My Home Is My Castle
Do you ever find yourself rushing back to your bedroom after a long day at work or school, then just hiding in the covers while perfectly setting the temperature to your liking? Oh, that wonderful feeling of comfort! Good for you! Believe it or not, as many as 1.6 billion people in the world lacked adequate housing when Habitat for Humanity conducted a survey in 2015.
But what is ‘adequate’ housing? It is not simply 4 walls and a roof, but according to the United Nations Human Rights High Commissioner, adequate housing is the right of every woman, man, youth and child to gain and sustain a safe and secure home and community in which to live in PEACE and DIGNITY – things most of us probably take for granted.

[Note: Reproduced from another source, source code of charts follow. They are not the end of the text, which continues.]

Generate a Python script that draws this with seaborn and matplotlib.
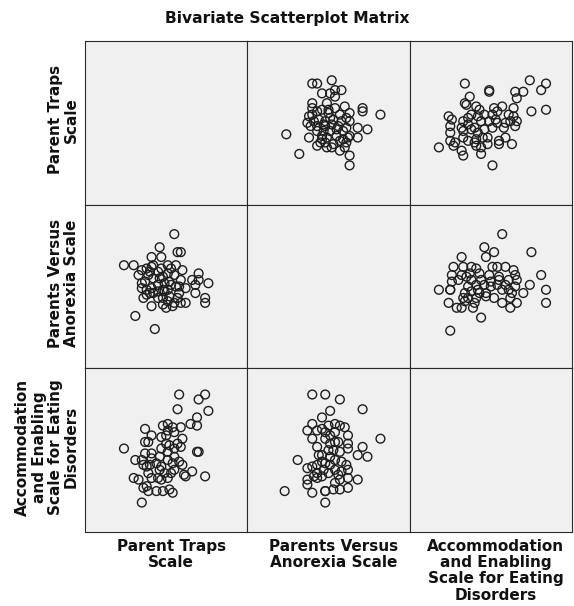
import matplotlib
matplotlib.use("Agg")
import matplotlib.pyplot as plt
import seaborn as sns
import pandas as pd

title = "Bivariate Scatterplot Matrix"
var_labels = [
    "Parent Traps\nScale",
    "Parents Versus\nAnorexia Scale",
    "Accommodation\nand Enabling\nScale for Eating\nDisorders",
]

# Parents Versus Anorexia (x) against Parent Traps (y)
pva_a = [40, 43, 52, 46, 51, 54, 58, 54, 40, 40,
         49, 54, 60, 71, 71, 82, 63, 38, 43, 46,
         50, 57, 61, 63, 37, 41, 44, 48, 53, 58,
         39, 43, 48, 52, 56, 61, 68, 74, 24, 43,
         47, 51, 55, 68, 38, 46, 49, 59, 62, 63,
         45, 48, 53, 57, 61, 43, 49, 52, 57, 60,
         32, 63, 63, 47, 51, 59, 40, 55, 46, 50]
traps_a = [74, 74, 76, 68, 68, 70, 70, 66, 62, 59,
           62, 59, 60, 59, 57, 55, 56, 54, 57, 58,
           56, 55, 53, 51, 50, 51, 52, 51, 52, 51,
           48, 48, 48, 49, 48, 47, 47, 46, 43, 45,
           45, 45, 46, 41, 41, 40, 41, 40, 41, 42,
           38, 38, 37, 39, 38, 36, 35, 35, 33, 35,
           31, 30, 24, 49, 53, 45, 55, 42, 42, 58]

# Accommodation and Enabling (x) against Parent Traps (y)
aese_b = [34, 49, 49, 37, 34, 35, 74, 84, 81, 65,
          70, 66, 75, 84, 41, 43, 52, 57, 64, 24,
          26, 33, 38, 42, 46, 51, 54, 61, 64, 66,
          25, 32, 36, 40, 44, 49, 54, 59, 62, 65,
          25, 33, 38, 42, 46, 51, 58, 25, 28, 33,
          36, 41, 45, 48, 27, 32, 33, 41, 44, 44,
          48, 55, 55, 59, 63, 18, 51, 40, 36, 53]
traps_b = [74, 70, 69, 66, 62, 61, 76, 74, 70, 69,
           69, 65, 57, 58, 60, 58, 59, 60, 59, 54,
           52, 51, 55, 54, 55, 55, 57, 55, 54, 51,
           48, 47, 49, 47, 51, 51, 50, 50, 51, 48,
           44, 45, 46, 44, 46, 47, 47, 39, 38, 41,
           39, 40, 41, 41, 36, 33, 30, 36, 35, 31,
           37, 39, 37, 41, 37, 35, 24, 38, 53, 52]

# Accommodation and Enabling (x) against Parents Versus Anorexia (y)
aese_c = [57, 46, 47, 52, 32, 75, 27, 33, 38, 41,
          51, 54, 59, 64, 81, 26, 32, 37, 43, 49,
          55, 65, 26, 38, 44, 50, 55, 61, 66, 74,
          18, 25, 36, 41, 46, 50, 57, 61, 65, 84,
          70, 34, 38, 43, 47, 33, 36, 41, 52, 57,
          62, 66, 24, 29, 32, 39, 62, 84, 44, 25,
          34, 40, 47, 54, 30, 63, 25, 35, 42, 59]
pva_c = [82, 74, 68, 71, 68, 71, 62, 62, 62, 61,
         62, 62, 62, 60, 57, 57, 57, 58, 58, 57,
         56, 57, 53, 54, 54, 53, 54, 54, 54, 51,
         48, 48, 50, 51, 51, 50, 48, 48, 50, 48,
         46, 46, 47, 46, 46, 43, 43, 43, 43, 40,
         43, 40, 40, 37, 37, 37, 37, 40, 31, 23,
         41, 40, 44, 51, 54, 46, 48, 56, 48, 51]

# (row variable, column variable) -> (y values, x values)
pairs = {
    (0, 1): (traps_a, pva_a),
    (0, 2): (traps_b, aese_b),
    (1, 2): (pva_c, aese_c),
}

plt.rcParams["font.family"] = ["DejaVu Sans"]

W, H = 574, 606
fig, axes = plt.subplots(3, 3, figsize=(W / 100, H / 100), dpi=100)
fig.patch.set_facecolor("white")
left_px, right_px, top_px, bottom_px = 85, 572, 41, 532
fig.subplots_adjust(left=left_px / W, right=right_px / W, top=1 - top_px / H,
                    bottom=1 - bottom_px / H, wspace=0, hspace=0)

for r in range(3):
    for c in range(3):
        ax = axes[r, c]
        ax.set_facecolor("#f0f0f0")
        if r != c:
            if r < c:
                yv, xv = pairs[(r, c)]
            else:
                xv, yv = pairs[(c, r)]
            df = pd.DataFrame({"x": xv, "y": yv})
            sns.scatterplot(data=df, x="x", y="y", ax=ax, s=40,
                            facecolor="none", edgecolor="#1e1e1e",
                            linewidth=1.0, legend=False)
        ax.set_xlim(0, 100)
        ax.set_ylim(0, 100)
        ax.set_xticks([])
        ax.set_yticks([])
        ax.set_xlabel("")
        ax.set_ylabel("")
        for sp in ax.spines.values():
            sp.set_color("#2a2a2a")
            sp.set_linewidth(0.8)

# variable names along the bottom and left edges
col_w = (right_px - left_px) / 3
row_h = (bottom_px - top_px) / 3
label_kw = dict(fontsize=11, fontweight="bold", linespacing=1.1,
                multialignment="center", color="#111111")
for i, lab in enumerate(var_labels):
    cx = left_px + col_w * (i + 0.5) + 5
    fig.text(cx / W, 1 - (bottom_px + 7) / H, lab, ha="center", va="top",
             **label_kw)
    cy = top_px + row_h * (i + 0.5) - 3
    fig.text(79 / W, 1 - cy / H, lab, ha="right", va="center",
             rotation=90, **label_kw)

fig.text(0.5, 1 - 11 / H, title, ha="center", va="top", fontsize=11.2,
         fontweight="bold", color="#111111")

fig.savefig("out.png", dpi=100, facecolor="white")
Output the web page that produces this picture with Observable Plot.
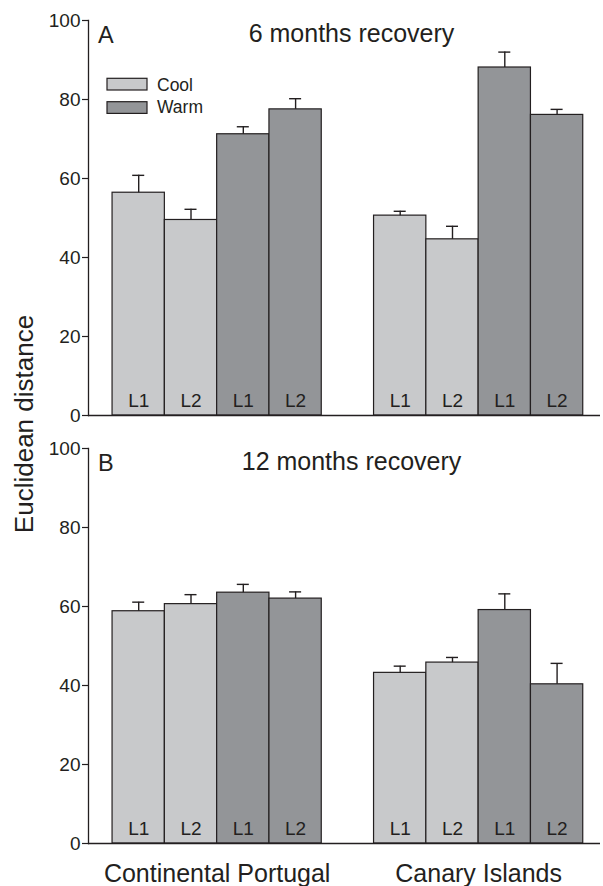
<!DOCTYPE html>
<html>
<head>
<meta charset="utf-8">
<script src="https://cdn.jsdelivr.net/npm/d3@7"></script>
<script src="https://cdn.jsdelivr.net/npm/@observablehq/plot@0.6"></script>
<style>
  html, body { margin: 0; padding: 0; background: #fff; }
  #chart { width: 603px; height: 886px; }
</style>
</head>
<body>
<div id="chart"></div>
<script>
// ---- data ----
const panels = ["A", "B"];
const titles = ["6 months recovery", "12 months recovery"];
const regions = ["Continental Portugal", "Canary Islands"];
const temps = ["Cool", "Cool", "Warm", "Warm"];
const lineLabels = ["L1", "L2", "L1", "L2"];
// order: Portugal Cool L1, Cool L2, Warm L1, Warm L2, Canary Cool L1, Cool L2, Warm L1, Warm L2
const means6 = [56.4, 49.5, 71.2, 77.5, 50.6, 44.6, 88.1, 76.1];
const errs6 = [4.4, 2.7, 1.9, 2.7, 1.1, 3.3, 3.9, 1.4];
const means12 = [58.8, 60.6, 63.5, 62.0, 43.2, 45.8, 59.1, 40.3];
const errs12 = [2.3, 2.4, 2.1, 1.7, 1.7, 1.3, 4.1, 5.3];
const yTicks = [0, 20, 40, 60, 80, 100];
const legendKeys = ["Cool", "Warm"];
const colors = ["#c8c9cb", "#939598"];

// ---- build table ----
const meansByPanel = [means6, means12];
const errsByPanel = [errs6, errs12];
const bars = [];
panels.forEach((p, pi) => {
  regions.forEach((r, gi) => {
    temps.forEach((t, k) => {
      const idx = gi * 4 + k;
      bars.push({
        panel: p, region: r, temp: t, line: lineLabels[k],
        slot: gi * 5 + k,
        value: meansByPanel[pi][idx],
        err: errsByPanel[pi][idx]
      });
    });
  });
});
const panelInfo = panels.map((p, i) => ({panel: p, title: titles[i]}));
const regionLabels = regions.map((r, i) => ({region: r, center: i * 5 + 2, panel: panels[panels.length - 1]}));

const ink = "#231f20";

const chart = Plot.plot({
  width: 603,
  height: 886,
  marginLeft: 88,
  marginRight: 3,
  marginTop: 20,
  marginBottom: 43,
  style: {fontFamily: "'Liberation Sans', Arial, Helvetica, sans-serif", color: ink, background: "#fff", overflow: "visible"},
  x: {domain: [-0.46, 9.33], axis: null},
  y: {domain: [0, 100], axis: null},
  fy: {domain: panels, paddingInner: 33 / 428, paddingOuter: 0, axis: null, label: null},
  color: {domain: legendKeys, range: colors},
  marks: [
    Plot.rect(bars, {
      x1: d => d.slot, x2: d => d.slot + 1, y1: 0, y2: "value",
      fy: "panel", fill: "temp", stroke: ink, strokeWidth: 1.2
    }),
    Plot.ruleX(bars, {
      x: d => d.slot + 0.5, y1: "value", y2: d => d.value + d.err,
      fy: "panel", stroke: ink, strokeWidth: 1.4
    }),
    Plot.ruleY(bars, {
      y: d => d.value + d.err, x1: d => d.slot + 0.385, x2: d => d.slot + 0.615,
      fy: "panel", stroke: ink, strokeWidth: 1.4
    }),
    Plot.text(bars, {
      x: d => d.slot + 0.5, y: 0, fy: "panel", text: "line",
      lineAnchor: "bottom", dy: -8.5, fontSize: 19, fill: ink
    }),
    Plot.ruleY([0], {stroke: ink, strokeWidth: 1.3}),
    Plot.frame({anchor: "left", stroke: ink, strokeWidth: 1.3}),
    Plot.axisY(yTicks, {tickSize: 6, tickPadding: 2, fontSize: 19, stroke: ink, fill: ink, strokeWidth: 1.2, label: null}),
    Plot.text(panelInfo, {
      fy: "panel", text: "panel", frameAnchor: "top-left", textAnchor: "start",
      lineAnchor: "top", dx: 9.5, dy: 5.8, fontSize: 23.5, fill: ink
    }),
    Plot.text(panelInfo, {
      fy: "panel", text: "title", frameAnchor: "top", lineAnchor: "top",
      dx: 7, dy: 4, fontSize: 25, fill: ink
    }),
    Plot.text(regionLabels, {
      x: "center", fy: "panel", text: "region", frameAnchor: "bottom",
      lineAnchor: "top", dy: 20.3, fontSize: 25, fill: ink
    })
  ]
});

// y-axis title and legend
const svg = d3.select(chart);
svg.append("text")
  .attr("transform", "translate(32.5,424) rotate(-90)")
  .attr("text-anchor", "middle")
  .attr("font-size", 26)
  .attr("fill", ink)
  .text("Euclidean distance");

const lg = svg.append("g").attr("text-anchor", "start");
legendKeys.forEach((k, i) => {
  lg.append("rect")
    .attr("x", 107).attr("y", 78.3 + i * 23.4)
    .attr("width", 40).attr("height", 11.7)
    .attr("fill", colors[i]).attr("stroke", ink).attr("stroke-width", 1.2);
  lg.append("text")
    .attr("x", 157).attr("y", 90.8 + i * 22.6)
    .attr("text-anchor", "start")
    .attr("font-size", 17.5)
    .attr("fill", ink)
    .text(k);
});

document.getElementById("chart").appendChild(chart);
</script>
</body>
</html>
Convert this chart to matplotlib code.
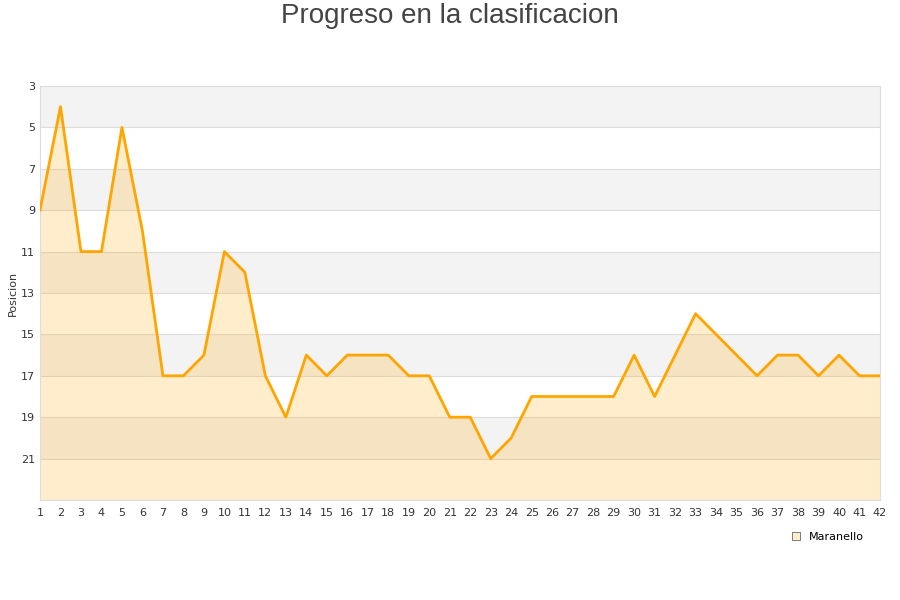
import matplotlib
matplotlib.use("Agg")
from matplotlib import pyplot as plt

jornadas = list(range(1, 43))
posiciones = [9, 4, 11, 11, 5, 10, 17, 17, 16, 11,
              12, 17, 19, 16, 17, 16, 16, 16, 17, 17,
              19, 19, 21, 20, 18, 18, 18, 18, 18, 16,
              18, 16, 14, 15, 16, 17, 16, 16, 17, 16,
              17, 17]
y_ticks = list(range(3, 22, 2))
serie = "Maranello"

fig = plt.figure(figsize=(9, 6), dpi=100)
ax = fig.add_axes([40 / 900, 1 - 500 / 600, 840 / 900, 414 / 600])

# bandas alternas de fondo
for y0 in range(3, 23, 4):
    ax.axhspan(y0, y0 + 2, color="#f3f3f3", zorder=0, lw=0)
for yt in y_ticks[1:]:
    ax.axhline(yt, color="#dddddd", lw=0.8, zorder=1)

ax.fill_between(jornadas, posiciones, 23, color="orange", alpha=0.2, lw=0, zorder=2)
ax.plot(jornadas, posiciones, color="orange", lw=2, zorder=3)

ax.set_xlim(1, 42)
ax.set_ylim(23, 3)
ax.set_xticks(jornadas)
ax.set_yticks(y_ticks)
ax.tick_params(axis="both", length=0, labelsize=8, colors="#333333")
ax.tick_params(axis="x", pad=6)
for sp in ax.spines.values():
    sp.set_color("#dddddd")

ax.set_ylabel("Posicion", fontsize=8, color="#333333", labelpad=2)
fig.suptitle("Progreso en la clasificacion", fontsize=20, color="#444444",
             family="Liberation Sans", y=0.995)

# leyenda
fig.legend(handles=[plt.Rectangle((0, 0), 1, 1, fc="#ffedcc", ec="#666666", lw=0.6)],
           labels=[serie], loc="center", bbox_to_anchor=(828 / 900, 1 - 537 / 600),
           frameon=False, fontsize=8, handlelength=0.7, handleheight=0.7)

fig.savefig("out.png", dpi=100)
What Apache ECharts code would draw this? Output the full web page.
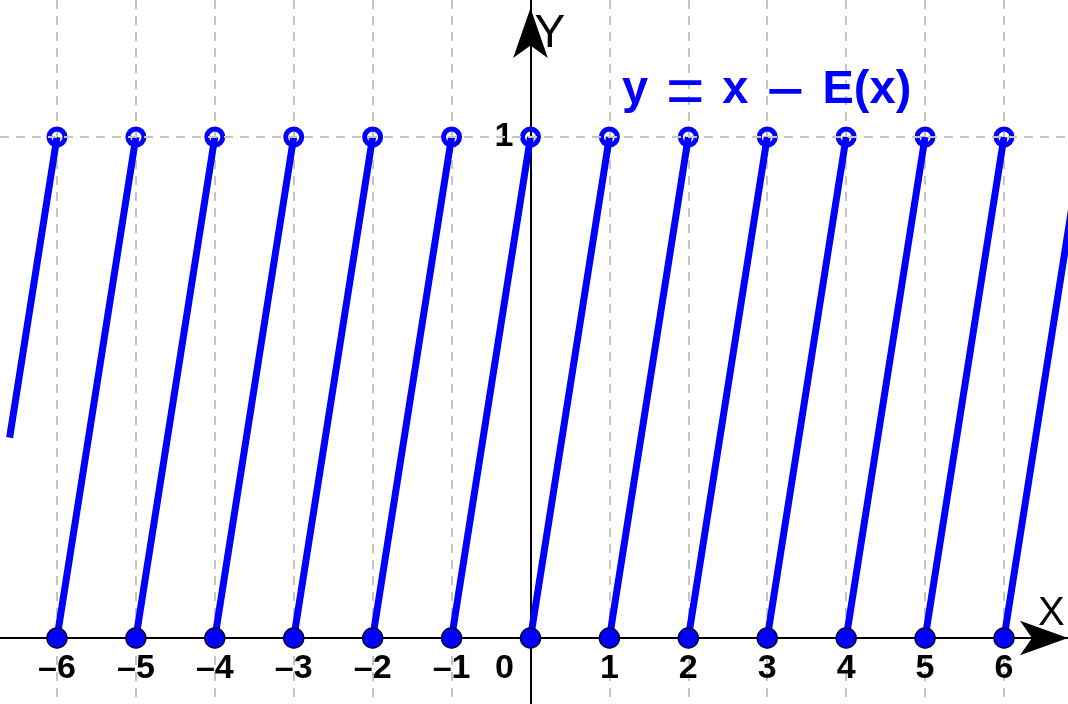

Now as I recognize this terrible reality, I look into myself, my family’s capacity, and I try to comprehend, how / what / why do I live in peace without actively fighting for my freedom daily, and how am I able to live with dignity when I simply complain about petty things in my life. In fact, I look at how the people are in my community… There is barely anything special going on here. We all just live to our liking, not worried about the future, because we are sure to have a future. Unfortunately, again, we all take this for granted; but what did I do to deserve living in an adequate home – absolutely nothing. It is all by random circumstance, fortunate events, year of my birth, location of where I was born, political leader of my generation, where I was raised, and even God’s blessing to me that I live happy and secure life. So the way I see it, it’s a game of luck… but I don’t want to trust my life on luck at all.
It wasn’t as easy in the past either. For centuries, a castle has been home to many of world’s most powerful, elite, beloved, rich, hated, condemned, hated individuals or families where they had to be secured, protected or even imprisoned in such huge, fortified, moated structures. This was once the most guaranteed way to secure people. It’s like living in a captivity, whether it’s for one’s safety or for one’s confinement.
I now know better. So as of this moment, I am committed to call my home a place of love and strength, a place of fortified solitude, a hybrid of the structure of an adequate house and the demeanor of a castle. From now on, I will not take my relatively secure home for granted. I will thank the Lord for this gift. I will continue to recognize this blessing and remember that faith must be the foundation of my home, that the pillars signify my parents and the walls be my siblings and relatives. I will stray from the thinking that whatever I want in my house is definitely what I deserve and nothing less of it. I will work hard, appreciate what I have and love my parents for all they have done for me.
It is time I think less about my simple desires and more on how to cultivate my full potential and reap more out of life, since I have been given this wonderful life with a house where I live in peace and dignity.